The distinction made by Lipton, or was it Leslie, between immigrant and natives and native-born Diasporans is a curious and subtle one. It suggests one of two things, or indeed both combined. The first is that between the two groups was a degree of footballing animosity and the second a concern there had been a number of foreigners already arriving in the two countries, if not necessarily to play football, but ending up doing so. Indeed there were such players. James Buchanan was one. John Harley would be another. However, it was a distinction, which must surely have gone over Tommy Lipton's head, had to come from elsewhere and that elsewhere could only have been the Leslies. Arnot Leslie had never played for Argentina. However, he was not without importance or kudos. His contribution had been to play in 1891 in the first Argentine football league and from 1893 to 1898 manage the Lomas club to top place in the Argentine league six years in succession. But his brothers, George and William, both also born in Buenos Aires had and he or they must have had concerns, enough at least to become involved and involve Lipton. And the connection between the Leslies and Lipton was simple.
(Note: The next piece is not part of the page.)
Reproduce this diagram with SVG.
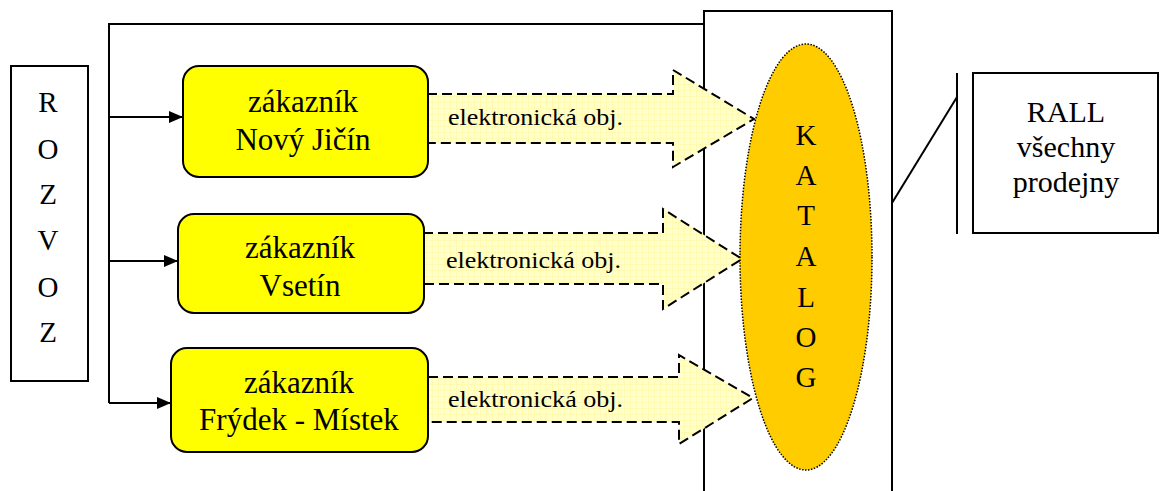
<svg xmlns="http://www.w3.org/2000/svg" width="1161" height="491" viewBox="0 0 1161 491" font-family="'Liberation Serif','Times New Roman',serif">
<defs>
<style>
.t{font-family:"Liberation Serif","Times New Roman",serif;fill:#000}
.big{font-size:31px;text-anchor:middle}
.let{font-size:29px;text-anchor:middle}
.rl{font-size:30px;text-anchor:middle}
.lbl{font-size:24px}
.line{stroke:#000;stroke-width:2;fill:none}
.cust{fill:#FFFF00;stroke:#000;stroke-width:2}
.arr{fill:url(#grid);stroke:#000;stroke-width:2;stroke-dasharray:10 5}
</style>
<pattern id="grid" width="6" height="6" patternUnits="userSpaceOnUse">
<rect width="6" height="6" fill="#FFFFCC"/>
<path d="M0 0.5H6M0.5 0V6" stroke="#FFFAB0" stroke-width="1"/>
</pattern>
<marker id="ah" markerWidth="14" markerHeight="12" refX="14" refY="6" orient="auto" markerUnits="userSpaceOnUse">
<path d="M0 0L14 6L0 12Z" fill="#000"/>
</marker>
</defs>
<rect width="1161" height="491" fill="#fff"/>

<g id="katalog-frame">
<rect x="704" y="11" width="188" height="490" fill="none" stroke="#000" stroke-width="2"/>
</g>

<g id="connectors">
<path class="line" d="M704 24H109V403"/>
<path class="line" d="M109 117H183" marker-end="url(#ah)"/>
<path class="line" d="M109 261H178" marker-end="url(#ah)"/>
<path class="line" d="M109 403H171" marker-end="url(#ah)"/>
<path class="line" d="M892 203L957 97"/>
<path class="line" d="M957 73V234"/>
</g>

<g id="arrow1">
<path class="arr" d="M427 94H673V70L754 119L673 167V143H427"/>
<text class="t lbl" x="448" y="125" textLength="175" lengthAdjust="spacingAndGlyphs">elektronická obj.</text>
</g>
<g id="arrow2">
<path class="arr" d="M423 233H663V209L742 259L663 309V284H423"/>
<text class="t lbl" x="446" y="268" textLength="175" lengthAdjust="spacingAndGlyphs">elektronická obj.</text>
</g>
<g id="arrow3">
<path class="arr" d="M428 377H679V355L753 398L679 444V422H428"/>
<text class="t lbl" x="448" y="407" textLength="175" lengthAdjust="spacingAndGlyphs">elektronická obj.</text>
</g>

<g id="rozvoz">
<rect x="11" y="66" width="77" height="315" fill="#fff" stroke="#000" stroke-width="2"/>
<text class="t let" x="48" y="112">R</text>
<text class="t let" x="48" y="159">O</text>
<text class="t let" x="48" y="204">Z</text>
<text class="t let" x="48" y="250">V</text>
<text class="t let" x="48" y="297">O</text>
<text class="t let" x="48" y="342">Z</text>
</g>

<g id="zakaznik-novy-jicin">
<rect class="cust" x="183" y="66" width="245" height="111" rx="16"/>
<text class="t big" x="303" y="112">zákazník</text>
<text class="t big" x="303" y="150">Nový Jičín</text>
</g>
<g id="zakaznik-vsetin">
<rect class="cust" x="178" y="214" width="246" height="99" rx="16"/>
<text class="t big" x="300" y="258">zákazník</text>
<text class="t big" x="300" y="296">Vsetín</text>
</g>
<g id="zakaznik-frydek-mistek">
<rect class="cust" x="171" y="348" width="257" height="104" rx="16"/>
<text class="t big" x="299" y="393">zákazník</text>
<text class="t big" x="299" y="430">Frýdek - Místek</text>
</g>

<g id="katalog">
<ellipse cx="806" cy="257" rx="66" ry="213" fill="#FFCC00" stroke="#000" stroke-width="1.5" stroke-dasharray="1.5 1.5"/>
<text class="t let" x="806" y="145">K</text>
<text class="t let" x="806" y="185">A</text>
<text class="t let" x="806" y="225">T</text>
<text class="t let" x="806" y="266">A</text>
<text class="t let" x="806" y="307">L</text>
<text class="t let" x="806" y="347">O</text>
<text class="t let" x="806" y="387">G</text>
</g>

<g id="rall">
<rect x="973" y="73" width="185" height="160" fill="#fff" stroke="#000" stroke-width="2"/>
<text class="t rl" x="1066" y="122">RALL</text>
<text class="t rl" x="1066" y="157">všechny</text>
<text class="t rl" x="1066" y="192">prodejny</text>
</g>
</svg>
Arnott Leslie Snr. and Tommy Lipton had been been born and grew up just a few years and fewer streets apart in the Gorbals and their parents must have known each other. Leslie's father was a tailor. Lipton's was a grocer. Each might have clothed and fed the other.    

The Lipton Cup, the Copa Lipton, continued to be played for until 1992. However, it could be said to be the trigger for a competition, the South American Championships, that would become a model to be replicated world-wide, not least as the European Cup, first played in 1960. The first of what is now known as the Copa America and therefore official was played in 1916 between Argentina, Uruguay, Chile and Brazil to celebrate the centenary of Argentine independence. But it had been preceded in 1910 by an unofficial competition not involving Brazil but all three others similarly to mark the Argentine May Revolution. The sequence is obvious - first the Copa Lipton with two countries, then the May Tournament with the three, the 1916 South America Championship with four and so on. In 1921 it became five with Paraguay, in 1926 six with Bolivia. In 2016 it was sixteen.      

Nor would the Copa Lipton be Thomas Lipton's only footballing, indeed innovative, footballing contributions.  In Southern Italy between 1909 and 1914 the Lipton Challenge Cup was played for between teams from Sicily and Naples. It origins perhaps lie in another personal friendship, between Lipton and founders of Palermo and Messina football clubs. This was whilst in Northern Italy in Turin in 1909 and 1911 two competition were played. Called the Sir Thomas Lipton Trophy it replaced a similar competition from 1908 in the same city and involving clubs from France, Germany, Switzerland and, of course, Italy. It is even sometimes called The First World Cup. In fact it was much more the precursor of the Champions' League. Germany and Switzerland again sent two of their most prestigious clubs. Turin formed a combined side of players drawn from both Torino and Juventus. No team came from France. The Football Association of England was also asked but refused so Lipton simply by-passed them, as was his way. Instead he invited West Auckland FC, from County Durham, a team mostly made up of coal miners , which not only won the tournament but also returned to Italy in 1911 to defend their title. Its team was Jimmy Dickinson, Rob Gill, Jack Greenwell, Rob Jones, Tom Gill, Charlie ‘Dirty’ Hogg, Ben Whittingham, Douglas Crawford, Bob Guthrie, Alf ‘Tot’ Gubbins, Jock Jones, David ‘Ticer’ Thomas and Tucker Gill. You can draw your own conclusions about their origins but one, Jack Greenwell, would become a major figure in the early European game. He would in Turin be watched by Barcelona's Joan Gamper, go on to play there in Spain and manage at Barcelona itself, Espanyol and Valencia and later in Peru including the Peruvian national team.

Which leaves Tommy Dewar's second and final contribution, a trophy that is still played for today. Once highly prized it faded as the game struggled around it but now is competed for more fiercely than ever before. It is the Sir Thomas Dewar Cup. It was first awarded in 1914 and must again be seen at least part as advertising. It certainly did the Dewar's whisky brand no harm, promoting it to a sporting public that was working-class, immigrant, permeated with Scots and Scottish-ness but not in Scotland but the USA. Moreover, although its first winner was the Brooklyn Field Club and its most recent Houston Dynamo, in four of the next six playings after its first victory went to America's "Scots" team of that era, Bethlehem Steel.  Which begs the question. What do we raise to its wins, to continuing footballing charity, to European club football and also to the World's competitive, international game. It might, it seems, be tea or whisky, Scots-blend either way, or perhaps a bit of both.